Julia Gillard was right to say in the Guardian over the weekend that Kevin Rudd’s last-minute criticism of foreign investment during the election was “bizarre” and cheaply populist.
But glass houses, meet stones. Remember Gillard’s attack on the 457 visa scheme? It was announced on her Western Sydney safari as a way to put “Aussie workers first”. It was exactly the same cheap, populist economic nationalism she accuses Kevin Rudd of indulging.
Kevin Rudd’s foreign investment stance was a policy burp expelled in the middle of the Rooty Hill debate.
It stunk. It didn’t fit very well with the wonky image that he had crafted over such a long period. Kevin Rudd is supposed to be cosmopolitan, serious, worldly. Not reactionary, populist, and parochial.
The politics of foreign investment in Australia has been rife with this sort of incongruity.
Australia has always been utterly dependent foreign capital to finance its development.
We’re small, open, and desperate for other people’s money. We have more economic opportunities than capital to service them.
Luckily other countries have been eager to oblige.
But that luck usually goes unnoticed in the foreign investment debate. The developing world would kill to have as much money knocking at its door as Australia does. Poor countries obsess over how to attract foreign investment.
In the first half of the 20th century opposition to foreign investment within was a minority view held mostly by Labor’s far-left base. They were convinced that British financiers controlled the economy.
It was a fringe obsession. Then in the mid-1960s, Arthur Calwell fatefully decided he could make political capital out of opposing foreign capital.
Robert Menzies and his treasurer Harold Holt did all they could to attract British and American money.
But Calwell had let the cat out of the bag. On both sides of politics, the young blood that took over at the end of the 1960s reversed the foreign investment consensus.
In his important 2000 thesis, Christopher Pokarier points out there was a subtle terminological change in government documents around this time. What had been described benignly as “overseas investment” became the faintly more sinister “foreign investment”. (Pokarier’s thesis is available here.)
John Gorton was an economic nationalist. Gorton’s Coalition successor William McMahon introduced the first economy-wide foreign investment restrictions.
Labor’s myth-making industry has cast Gough Whitlam as a cosmopolitan reformer open to the world.
But the central plank of his economic policy was opposition to foreign investment.
Where Labor supporters of the 1930s were angry about British financiers, Whitlam’s intellectual backers were angry about American multinationals. The story was the same – foreign money meant foreign influence – but Whitlam’s supporters told it with a more scholarly and respectable veneer.
Whitlam ditched the outright xenophobia of his forebears and replaced it with the paranoid “it’s time to start buying Australia back”.
His government imposed the political control over foreign investment that we still have today.

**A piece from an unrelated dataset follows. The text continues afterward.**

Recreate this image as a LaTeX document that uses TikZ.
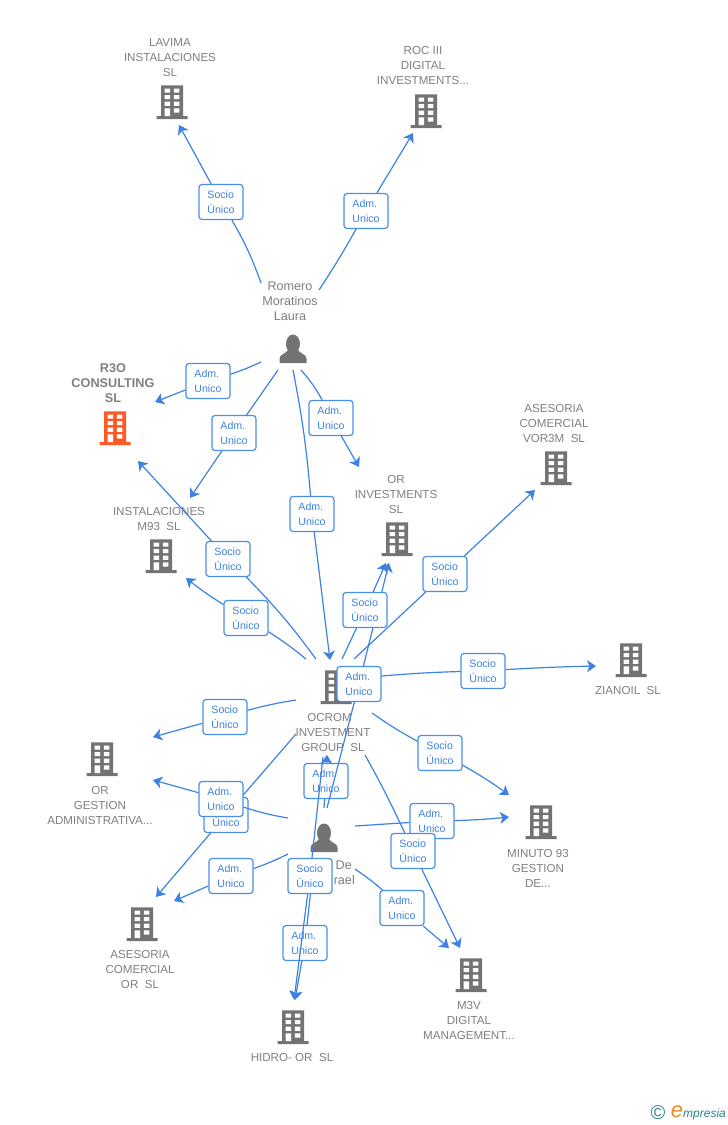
\documentclass[tikz,border=0pt]{standalone}
\usepackage{fontspec}
\setmainfont{Liberation Sans}
\usetikzlibrary{arrows.meta}
\definecolor{linkblue}{HTML}{3D82E2}
\definecolor{boxblue}{HTML}{4A8FE6}
\definecolor{namegray}{HTML}{7F7F7F}
\definecolor{icongray}{HTML}{737373}
\definecolor{iconred}{HTML}{FF5A26}
\definecolor{logoteal}{HTML}{2F7F93}
\definecolor{logoorange}{HTML}{F08A24}
\tikzset{
	bldg/.style={minimum width=31pt, minimum height=34pt, inner sep=0pt, outer sep=0pt,
		path picture={
			\begin{scope}[shift={(path picture bounding box.center)}]
				\fill[#1] (-11,-16.7) rectangle (11,15) (-15.5,14) rectangle (15.5,17);
				\fill[white] (-7.3,-13.5) rectangle (-1.8,-9.3) (1.8,-13.5) rectangle (7.3,-9.3)
				(-7.3,-7) rectangle (-1.8,-2.8) (1.8,-7) rectangle (7.3,-2.8)
				(-7.3,-0.3) rectangle (-1.8,3.9) (1.8,-0.3) rectangle (7.3,3.9)
				(-7.3,6.3) rectangle (-1.8,14.2) (1.8,6.3) rectangle (7.3,10.5);
			\end{scope}
		}},
	bldg/.default=icongray,
	person/.style={minimum width=28pt, minimum height=30pt, inner sep=0pt, outer sep=0pt,
		path picture={
			\begin{scope}[shift={(path picture bounding box.center)}]
				\fill[icongray] (0,-5) ellipse [x radius=7, y radius=9.5];
				\fill[icongray] (-13.5,14) -- (-13.5,9.5) .. controls (-13.5,5.5) and (-7,4.5) .. (-5,1)
				-- (5,1) .. controls (7,4.5) and (13.5,5.5) .. (13.5,9.5) -- (13.5,14) -- cycle;
			\end{scope}
		}},
	compname/.style={align=center, inner sep=0pt, text=namegray, yshift=-1pt, font=\fontsize{11.6}{15}\selectfont},
	rolebox/.style={draw=boxblue, line width=1.2pt, fill=white, rounded corners=3pt, minimum width=44pt,
		minimum height=35pt, inner sep=0pt, align=left, text=linkblue, font=\fontsize{10.6}{15}\selectfont},
	link/.style={draw=linkblue, line width=1.2pt},
	linkto/.style={link, -{Stealth[length=9pt, width=12pt, inset=2.5pt]}}
}
\begin{document}
\begin{tikzpicture}[x=1pt, y=-1pt]
	\useasboundingbox (0,0) rectangle (728,1125);
	% icons
	\node[bldg] at (172,102) (lavima) {};
	\node[bldg] at (426,111) (roc) {};
	\node[bldg=iconred] at (115,428) (rtreso) {};
	\node[bldg] at (161,556) (minst) {};
	\node[bldg] at (397,539) (orinv) {};
	\node[bldg] at (556,468) (vorasm) {};
	\node[bldg] at (631,660) (zianoil) {};
	\node[bldg] at (336,687) (ocrom) {};
	\node[bldg] at (541,822) (minuto) {};
	\node[bldg] at (471,975) (mtresv) {};
	\node[bldg] at (293,1027) (hidro) {};
	\node[bldg] at (102,759) (orgest) {};
	\node[bldg] at (142,924) (asor) {};
	\node[person] at (293,349) (romero) {};
	\node[person] at (324,838) (israel) {};
	% names
	\node[compname] at (170,57) (lavimaName) {LAVIMA\\INSTALACIONES\\SL};
	\node[compname] at (423,65) (rocName) {ROC III\\DIGITAL\\INVESTMENTS...};
	\node[compname, font=\fontsize{12.7}{15}\selectfont\bfseries] at (113,382) (rtresoName) {R3O\\CONSULTING\\SL};
	\node[compname] at (159,517.500) (minstName) {INSTALACIONES\\M93~~SL};
	\node[compname] at (396,493) (orinvName) {OR\\INVESTMENTS\\SL};
	\node[compname] at (554,422) (vorasmName) {ASESORIA\\COMERCIAL\\VOR3M~~SL};
	\node[compname] at (628,689) (zianoilName) {ZIANOIL~~SL};
	\node[compname] at (333,731) (ocromName) {OCROM\hspace*{7pt}\\INVESTMENT\\GROUP~~SL};
	\node[compname] at (538,867) (minutoName) {MINUTO 93\\GESTION\\DE...};
	\node[compname] at (469,1019) (mtresvName) {M3V\\DIGITAL\\MANAGEMENT...};
	\node[compname] at (292,1056) (hidroName) {HIDRO- OR~~SL};
	\node[compname] at (100,804) (orgestName) {OR\\GESTION\\ADMINISTRATIVA...};
	\node[compname] at (140,968) (asorName) {ASESORIA\\COMERCIAL\\OR~~SL};
	\node[compname, yshift=1pt, font=\fontsize{12.6}{15}\selectfont] at (290,301) (romeroName) {Romero\\Moratinos\\Laura};
	\node[compname, font=\fontsize{12.6}{15}\selectfont, align=right, anchor=east] at (355,872) (israelName) {De\hspace*{3pt}\\rael};
	% free ends
	\coordinate (r1) at (261,283); \coordinate (r1e) at (179,125);
	\coordinate (r2) at (319,290); \coordinate (r2e) at (413,133);
	\coordinate (r3) at (261,362); \coordinate (r3e) at (155,402);
	\coordinate (r4) at (278,370); \coordinate (r4e) at (190,498);
	\coordinate (r5) at (293,370); \coordinate (r5e) at (330,660);
	\coordinate (r6) at (301,370); \coordinate (r6e) at (359,467);
	\coordinate (o1) at (316,659); \coordinate (o1e) at (138,461);
	\coordinate (o2) at (306,659); \coordinate (o2e) at (186,578);
	\coordinate (o3) at (342,659); \coordinate (o3e) at (386,563);
	\coordinate (o4) at (354,659); \coordinate (o4e) at (535,490);
	\coordinate (o5) at (370,677); \coordinate (o5e) at (596,666);
	\coordinate (o6) at (372,713); \coordinate (o6e) at (509,795);
	\coordinate (o7) at (365,755); \coordinate (o7e) at (460,948);
	\coordinate (o8) at (296,700); \coordinate (o8e) at (153,737);
	\coordinate (o9) at (296,734); \coordinate (o9e) at (156,897);
	\coordinate (o10) at (323,757); \coordinate (o10e) at (294,1000);
	\coordinate (p1) at (324,808); \coordinate (p1e) at (327,755);
	\coordinate (p2) at (327,808); \coordinate (p2e) at (389,563);
	\coordinate (p3) at (288,818); \coordinate (p3e) at (153,780);
	\coordinate (p4) at (288,854); \coordinate (p4e) at (174,901);
	\coordinate (p5) at (355,826); \coordinate (p5e) at (509,817);
	\coordinate (p6) at (355,869); \coordinate (p6e) at (449,948);
	\coordinate (p7) at (312,880); \coordinate (p7e) at (295,1000);
	% Romero Moratinos
	\node[rolebox] at (221,202) (lavimaSoc) {Socio\\Único};
	\draw[link] (r1) to[bend right=5] (lavimaSoc);
	\draw[linkto] (lavimaSoc) -- (r1e);
	\node[rolebox] at (366,211) (rocAdm) {Adm.\\Unico};
	\draw[link] (r2) to[bend right=2] (rocAdm);
	\draw[linkto] (rocAdm) -- (r2e);
	\node[rolebox] at (208,381) (rtresoAdm) {Adm.\\Unico};
	\draw[link] (r3) to[bend left=3] (rtresoAdm);
	\draw[linkto] (rtresoAdm) -- (r3e);
	\node[rolebox] at (234,433) (minstAdm) {Adm.\\Unico};
	\draw[link] (r4) -- (minstAdm);
	\draw[linkto] (minstAdm) -- (r4e);
	\node[rolebox] at (312,514) (ocromAdm) {Adm.\\Unico};
	\draw[link] (r5) to[bend left=3] (ocromAdm);
	\draw[linkto] (ocromAdm) -- (r5e);
	\node[rolebox] at (331,418) (orinvAdm) {Adm.\\Unico};
	\draw[link] (r6) to[bend left=6] (orinvAdm);
	\draw[linkto] (orinvAdm) -- (r6e);
	% OCROM, first part
	\coordinate (zianoilMid) at (483,671);
	\draw[link] (o5) to[bend left=2] (zianoilMid);
	% De Israel
	\node[rolebox] at (305,943) (hidroAdm) {Adm.\\Unico};
	\draw[link] (p7) -- (hidroAdm);
	\draw[linkto] (hidroAdm) -- (p7e);
	\node[rolebox] at (326,781) (ocromAdmB) {Adm.\\Unico};
	\draw[link] (p1) -- (ocromAdmB);
	\draw[linkto] (ocromAdmB) -- (p1e);
	\node[rolebox] at (359,684) (orinvAdmB) {Adm.\\Unico};
	\draw[link] (p2) -- (orinvAdmB);
	\draw[linkto] (orinvAdmB) -- (p2e);
	\node[rolebox] at (231,876) (asorAdm) {Adm.\\Unico};
	\draw[link] (p4) to[bend left=3] (asorAdm);
	\draw[linkto] (asorAdm) -- (p4e);
	\node[rolebox] at (432,821) (minutoAdm) {Adm.\\Unico};
	\draw[link] (p5) -- (minutoAdm);
	\draw[linkto] (minutoAdm) to[bend right=2] (p5e);
	\node[rolebox] at (402,908) (mtresvAdm) {Adm.\\Unico};
	\draw[link] (p6) to[bend left=3] (mtresvAdm);
	\draw[linkto] (mtresvAdm) -- (p6e);
	% OCROM
	\node[rolebox] at (228,559) (rtresoSoc) {Socio\\Único};
	\draw[link] (o1) to[bend right=4] (rtresoSoc);
	\draw[linkto] (rtresoSoc) -- (o1e);
	\node[rolebox] at (246,618) (minstSoc) {Socio\\Único};
	\draw[link] (o2) to[bend right=3] (minstSoc);
	\draw[linkto] (minstSoc) to[bend left=3] (o2e);
	\node[rolebox] at (365,610) (orinvSoc) {Socio\\Único};
	\draw[link] (o3) -- (orinvSoc);
	\draw[linkto] (orinvSoc) -- (o3e);
	\node[rolebox] at (445,574) (vorasmSoc) {Socio\\Único};
	\draw[link] (o4) -- (vorasmSoc);
	\draw[linkto] (vorasmSoc) -- (o4e);
	\node[rolebox] at (483,671) (zianoilSoc) {Socio\\Único};
	\draw[linkto] (zianoilSoc) to[bend left=1] (o5e);
	\node[rolebox] at (440,753) (minutoSoc) {Socio\\Único};
	\draw[link] (o6) to[bend right=3] (minutoSoc);
	\draw[linkto] (minutoSoc) to[bend left=3] (o6e);
	\node[rolebox] at (413,851) (mtresvSoc) {Socio\\Único};
	\draw[link] (o7) to[bend left=2] (mtresvSoc);
	\draw[linkto] (mtresvSoc) -- (o7e);
	\node[rolebox] at (225,717) (orgestSoc) {Socio\\Único};
	\draw[link] (o8) to[bend right=3] (orgestSoc);
	\draw[linkto] (orgestSoc) -- (o8e);
	\node[rolebox] at (226,815) (asorSoc) {Socio\\Único};
	\draw[link] (o9) -- (asorSoc);
	\draw[linkto] (asorSoc) -- (o9e);
	\node[rolebox] at (310,876) (hidroSoc) {Socio\\Único};
	\draw[link] (o10) -- (hidroSoc);
	\draw[linkto] (hidroSoc) -- (o10e);
	% De Israel, over the box below it
	\node[rolebox] at (221,799) (orgestAdm) {Adm.\\Unico};
	\draw[link] (p3) to[bend left=4] (orgestAdm);
	\draw[linkto] (orgestAdm) -- (p3e);
	% logo
	\node[inner sep=0pt, text=logoteal, font=\fontsize{20}{20}\selectfont] at (658,1113) (logoMark) {©};
	\node[inner sep=0pt, text=logoorange, font=\fontsize{22}{22}\selectfont\itshape] at (677,1112) (logoE) {e};
	\node[inner sep=0pt, anchor=west, text=logoteal, font=\fontsize{12}{15}\selectfont\itshape] at (683,1114) (logoText) {mpresia};
\end{tikzpicture}
\end{document}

When it returned to power in 1983, Labor did a partial reversal, jettisoning economic nationalism for market reform. The big dramatic gesture was Paul Keating’s 1984 decision to allow in foreign banks – those very same foreign banks Labor had railed so long and hard against.
The awkward contortions of today’s Labor on foreign investment represents a clash between Gough Whitlam’s economic nationalism – passionately held by the ALP for decades – and the shock modernisation of the Keating era.
The thing about market reform is that it leaves little room for politicians with bold nationalistic vision. Nobody is going to win an election calling for more foreign ownership of Australian assets. The Keating legacy is uncomfortable. Labor has not removed Whitlam’s foreign investment controls. Nor has the Coalition.
Barnaby Joyce made headlines last week when he condemned an Indonesian government plan to invest in cattle farms in Australia. As of today, Joyce is now federal Agriculture Minister.
He joins a long National/Country Party tradition of internal Coalition dissent on foreign investment dating back to John McEwen.
But like McEwen before him, Joyce is also a developmentalist – he wants state action to help build up rural areas. As Christopher Pokarier points out, Australian development needs foreign capital. You can’t have one without the other.
The Liberal Party is trying to play both sides of the fence too.
Under Tony Abbott’s new cabinet arrangements, the traditionally National Party-held Trade portfolio is now a Trade and Investment portfolio, and its minister is Andrew Robb, easily one of the most free market Liberals. At his press conference announcement yesterday Tony Abbott made much of the Coalition’s support for foreign investment.
But that support had some caveats – “It’s got to be the right foreign investment, it’s got to be foreign investment which is in our national interest”.
The Coalition comes to office promising a crackdown on foreign investment, not a liberalisation. The government intends to dramatically lower the review threshold for foreign purchases of farmland and to institute a register of foreign farm ownership.
Pro-investment rhetoric is no compensation for anti-investment reform.
The two-faced policy approach we’ve had since Arthur Calwell won’t be gone any time soon.